Government Cuts Planned Borrowings As It Seeks To Keep Markets Calm
The government on Friday said that it would borrow lesser than earlier planned in the second half of the current financial year, in order to ensure that bond markets remain calm and liquidity remains comfortable. The government also once again assured the markets that it intends to stay within its fiscal deficit target of 3.3 percent set for the current year.
The government intends to borrow Rs 2.47 lakh crore from the markets in the October-March period. This compares to Rs 2.88 lakh crore in the first half. Based on the total budgeted gross borrowing of Rs 6.06 lakh crore, the government would have needed to borrow close to Rs 3.2 lakh crore.
The borrowing program will mean an average weekly borrowing amount of Rs 11,000 crore spread across 21 auctions.
The planned borrowings are being reduced by bringing down the planned buyback and also an intention to borrow more from the small savings account, said Subhash Garg, secretary in the Department of Economic Affairs. In addition, the government may issue inflation-indexed bonds in the second half, said Garg while adding that there is no target for the money that can be raised via these instruments.
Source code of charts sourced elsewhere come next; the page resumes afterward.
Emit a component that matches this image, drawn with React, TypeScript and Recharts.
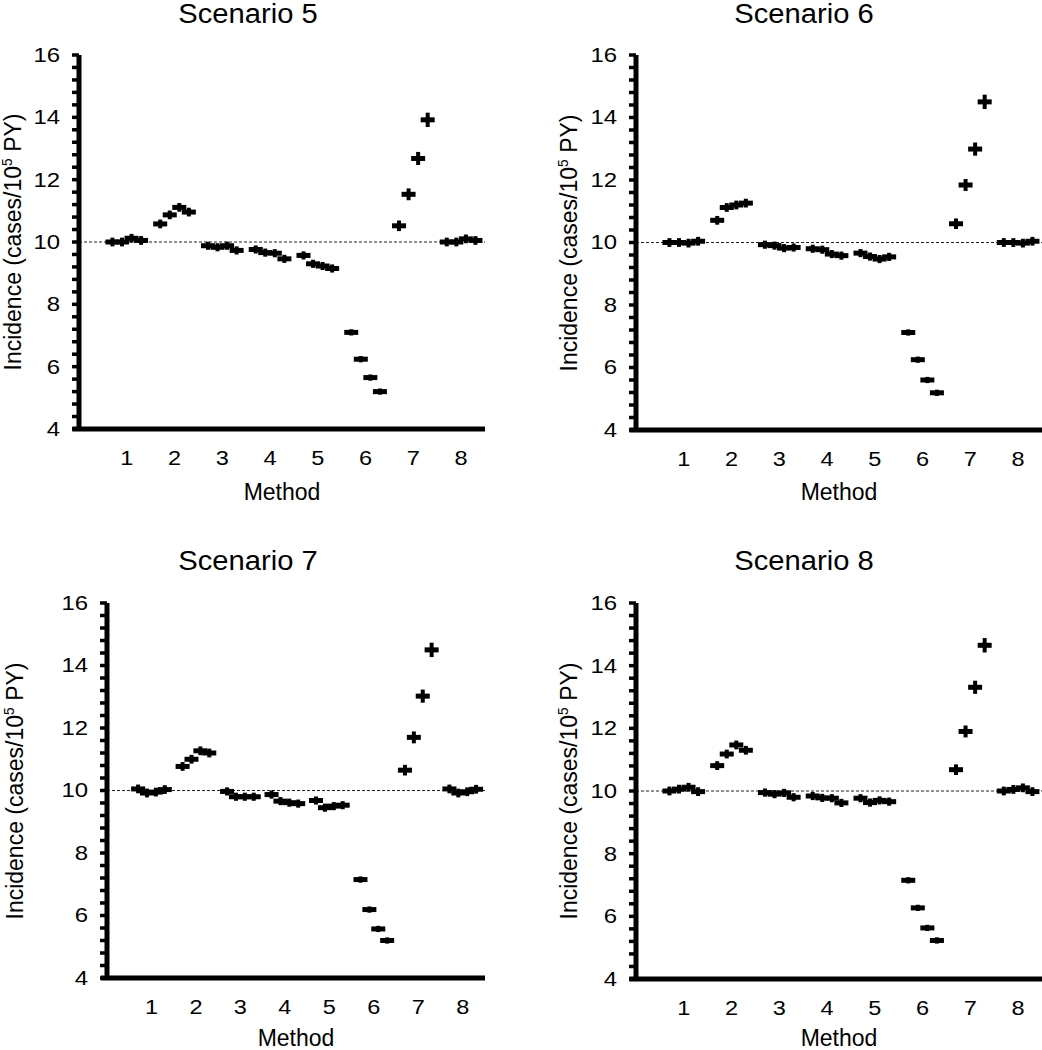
import React from "react";
import {
  ScatterChart,
  Scatter,
  XAxis,
  YAxis,
  ErrorBar,
  ReferenceLine,
} from "recharts";

// four estimates per method
const methods = [1, 2, 3, 4, 5, 6, 7, 8];
const pointOffsets = [-0.3, -0.1, 0.1, 0.3];

const scenario5 = [
  [10.0, 10.0, 10.12, 10.05],
  [10.58, 10.87, 11.11, 10.96],
  [9.88, 9.83, 9.88, 9.73],
  [9.76, 9.66, 9.64, 9.46],
  [9.57, 9.3, 9.23, 9.15],
  [7.1, 6.24, 5.65, 5.2],
  [10.52, 11.53, 12.68, 13.92],
  [10.0, 10.0, 10.1, 10.05],
];
const scenario6 = [
  [10.0, 10.0, 9.98, 10.04],
  [10.71, 11.12, 11.2, 11.26],
  [9.93, 9.9, 9.82, 9.84],
  [9.8, 9.77, 9.63, 9.58],
  [9.66, 9.55, 9.47, 9.54],
  [7.12, 6.25, 5.6, 5.19],
  [10.6, 11.84, 12.99, 14.5],
  [10.0, 10.0, 9.98, 10.04],
];
const scenario7 = [
  [10.05, 9.92, 9.95, 10.03],
  [10.77, 11.0, 11.27, 11.2],
  [9.97, 9.8, 9.8, 9.8],
  [9.87, 9.66, 9.61, 9.58],
  [9.68, 9.45, 9.5, 9.53],
  [7.15, 6.19, 5.57, 5.2],
  [10.65, 11.7, 13.02, 14.5],
  [10.05, 9.92, 9.96, 10.04],
];
const scenario8 = [
  [10.0, 10.06, 10.12, 9.98],
  [10.81, 11.18, 11.47, 11.3],
  [9.95, 9.9, 9.94, 9.8],
  [9.84, 9.78, 9.77, 9.62],
  [9.77, 9.63, 9.7, 9.66],
  [7.15, 6.27, 5.63, 5.23],
  [10.68, 11.9, 13.31, 14.65],
  [10.0, 10.05, 10.1, 9.98],
];

// half-width of the vertical interval around each estimate
const ciHalfWidth = [
  [0.14, 0.14, 0.14, 0.14],
  [0.14, 0.14, 0.14, 0.14],
  [0.13, 0.13, 0.13, 0.13],
  [0.13, 0.13, 0.13, 0.13],
  [0.13, 0.13, 0.13, 0.13],
  [0.1, 0.1, 0.1, 0.1],
  [0.17, 0.19, 0.21, 0.23],
  [0.14, 0.14, 0.14, 0.14],
];

const yMajorTicks = [4, 6, 8, 10, 12, 14, 16];
const yMinorStep = 0.4;
const yTicks = Array.from({ length: 31 }, (_, i) =>
  Math.round((4 + i * yMinorStep) * 10) / 10,
);
const referenceValue = 10;

const FONT = '"Liberation Sans", Arial, sans-serif';

function toPoints(values: number[][]) {
  return values.flatMap((row, m) =>
    row.map((v, k) => ({
      x: methods[m] + pointOffsets[k],
      y: v,
      err: ciHalfWidth[m][k],
    })),
  );
}

const CrossMark = (props: any) => {
  const { cx, cy } = props;
  if (cx == null || cy == null) return null;
  return <rect x={cx - 7} y={cy - 2.5} width={14} height={5} fill="#000" />;
};

const YTick = (props: any) => {
  const { x, y, payload } = props;
  const v = payload.value;
  if (!yMajorTicks.includes(v)) return null;
  return (
    <text
      transform={`translate(${x},${y}) scale(1.14,1)`}
      textAnchor="end"
      dominantBaseline="central"
      fontSize={21}
      fontFamily={FONT}
      fill="#000"
    >
      {v}
    </text>
  );
};

const XTick = (props: any) => {
  const { x, y, payload } = props;
  return (
    <text
      transform={`translate(${x},${y}) scale(1.12,1)`}
      dy="0.71em"
      textAnchor="middle"
      fontSize={21}
      fontFamily={FONT}
      fill="#000"
    >
      {payload.value}
    </text>
  );
};

interface PanelProps {
  title: string;
  values: number[][];
  left: number;
  axisX: number;
  plotRight: number;
  plotTop: number;
  plotBottom: number;
  titleX: number;
  titleTop: number;
  yLabelX: number;
  methodTop: number;
}

function Panel({
  title,
  values,
  left,
  axisX,
  plotRight,
  plotTop,
  plotBottom,
  titleX,
  titleTop,
  yLabelX,
  methodTop,
}: PanelProps) {
  const chartTop = plotTop - 15;
  const width = plotRight - left + 4;
  const xAxisHeight = 45;
  const height = plotBottom - chartTop + xAxisHeight + 5;
  const plotMid = (plotTop + plotBottom) / 2;

  return (
    <>
      <div
        style={{
          position: "absolute",
          left: titleX,
          top: titleTop,
          transform: "translateX(-50%) scaleX(1.08)",
          fontFamily: FONT,
          fontSize: 27,
          lineHeight: 1,
          whiteSpace: "nowrap",
        }}
      >
        {title}
      </div>
      <div
        style={{
          position: "absolute",
          left: yLabelX,
          top: plotMid,
          transform: "translate(-50%, -50%) rotate(-90deg)",
          fontFamily: FONT,
          fontSize: 23,
          lineHeight: 1,
          whiteSpace: "nowrap",
        }}
      >
        Incidence (cases/10
        <sup style={{ fontSize: "0.6em", verticalAlign: "0.7em" }}>5</sup> PY)
      </div>
      <div
        style={{
          position: "absolute",
          left: (axisX + plotRight) / 2,
          top: methodTop,
          transform: "translateX(-50%)",
          fontFamily: FONT,
          fontSize: 23,
          lineHeight: 1,
          whiteSpace: "nowrap",
        }}
      >
        Method
      </div>
      <div style={{ position: "absolute", left, top: chartTop }}>
        <ScatterChart
          width={width}
          height={height}
          margin={{ top: plotTop - chartTop, right: 4, bottom: 5, left: 0 }}
        >
          <XAxis
            type="number"
            dataKey="x"
            domain={[0, 8.5]}
            ticks={methods}
            interval={0}
            tick={<XTick />}
            tickLine={false}
            tickSize={0}
            tickMargin={21}
            height={xAxisHeight}
            axisLine={{ stroke: "#000", strokeWidth: 5 }}
            allowDataOverflow
          />
          <YAxis
            type="number"
            dataKey="y"
            domain={[4, 16]}
            ticks={yTicks}
            interval={0}
            width={axisX - left}
            tick={<YTick />}
            tickSize={7}
            tickMargin={12}
            tickLine={{ stroke: "#000", strokeWidth: 3.5 }}
            axisLine={{ stroke: "#000", strokeWidth: 5 }}
            allowDataOverflow
          />
          <ReferenceLine
            segment={[
              { x: -0.14, y: 4 },
              { x: 0, y: 4 },
            ]}
            stroke="#000"
            strokeWidth={5}
            ifOverflow="visible"
          />
          <ReferenceLine
            y={referenceValue}
            stroke="#222"
            strokeWidth={1}
            strokeDasharray="3 2"
          />
          <Scatter
            data={toPoints(values)}
            shape={<CrossMark />}
            isAnimationActive={false}
          >
            <ErrorBar
              dataKey="err"
              direction="y"
              width={0}
              strokeWidth={4}
              stroke="#000"
            />
          </Scatter>
        </ScatterChart>
      </div>
    </>
  );
}

export default function App() {
  return (
    <div
      style={{
        position: "absolute",
        left: 0,
        top: 0,
        width: 1042,
        height: 1050,
        background: "#fff",
        overflow: "hidden",
      }}
    >
      <Panel
        title="Scenario 5"
        values={scenario5}
        left={0}
        axisX={79}
        plotRight={485}
        plotTop={55}
        plotBottom={429}
        titleX={248}
        titleTop={1}
        yLabelX={13}
        methodTop={481}
      />
      <Panel
        title="Scenario 6"
        values={scenario6}
        left={521}
        axisX={636}
        plotRight={1042}
        plotTop={55}
        plotBottom={430}
        titleX={804}
        titleTop={1}
        yLabelX={569}
        methodTop={481}
      />
      <Panel
        title="Scenario 7"
        values={scenario7}
        left={0}
        axisX={107}
        plotRight={485}
        plotTop={603}
        plotBottom={978}
        titleX={248}
        titleTop={548}
        yLabelX={15}
        methodTop={1027}
      />
      <Panel
        title="Scenario 8"
        values={scenario8}
        left={521}
        axisX={636}
        plotRight={1042}
        plotTop={603}
        plotBottom={979}
        titleX={804}
        titleTop={548}
        yLabelX={569}
        methodTop={1027}
      />
    </div>
  );
}
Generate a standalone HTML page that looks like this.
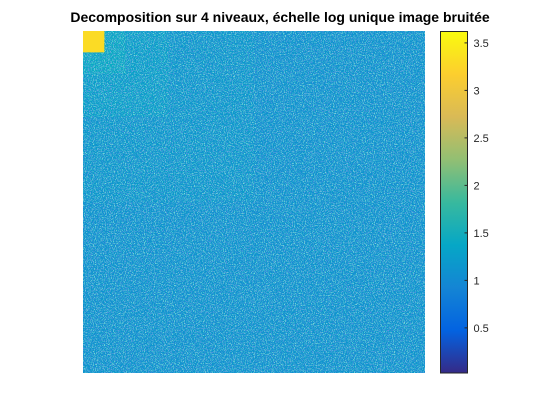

Garg added that the government does not expect to borrow using short term instruments like cash management bills. The outstanding amount on treasury bills is expected to be Rs 17,000 crore at the end of the year, said Garg.
The borrowing program for the second half of the year is in line with our expectations, said Aditi Nayar, economist at rating agency ICRA Ltd. Nayar noted that after the recent upward revision in small savings rate, the government may be in a position to borrow more from that pool.
ICRA expects small savings schemes to provide an attractive alternative to bank deposits in the coming months, which should help the Government of India to avail a higher net amount from the National Small Savings Fund, compared to its target of Rs 1 lakh crore in FY2019.Aditi Nayar, Economist, ICRA
Following the announcement, Nayar expects the 10-year bond yield to trade between 8.0-8.1 percent in the near term. The yield closed at 8.02 percent on Friday.
Bond markets have been nervous about how government finances will shape up in the second half of the year.
The Fiscal deficit—the gap between the government’s revenue and expenditure—stood at Rs 5.91 lakh crore at the end of August, according to the data released by the Controller General of Accounts. The gap was 94.7 percent of the budgeted estimate of Rs 6.24 lakh crore for 2018-19. It stood at 96.1 percent in August last year.
Since the government is yet to make significant progress on its divestment program for the year and there has been no material pick-up in monthly GST collections, questions on its ability to meet its fiscal targets remain. Last year, the government revised its fiscal deficit target higher to 3.5 percent of GDP.
“The market would continue to monitor the likelihood of meeting the budgeted targets for revenues related to the GST, dividends and profits, and disinvestment, and assess whether the outlays required for revised MSPs, the NHPS (National Health Protection Scheme), fuel and other subsidies, and bank recapitalisation would prove to be adequate,” said Nayar.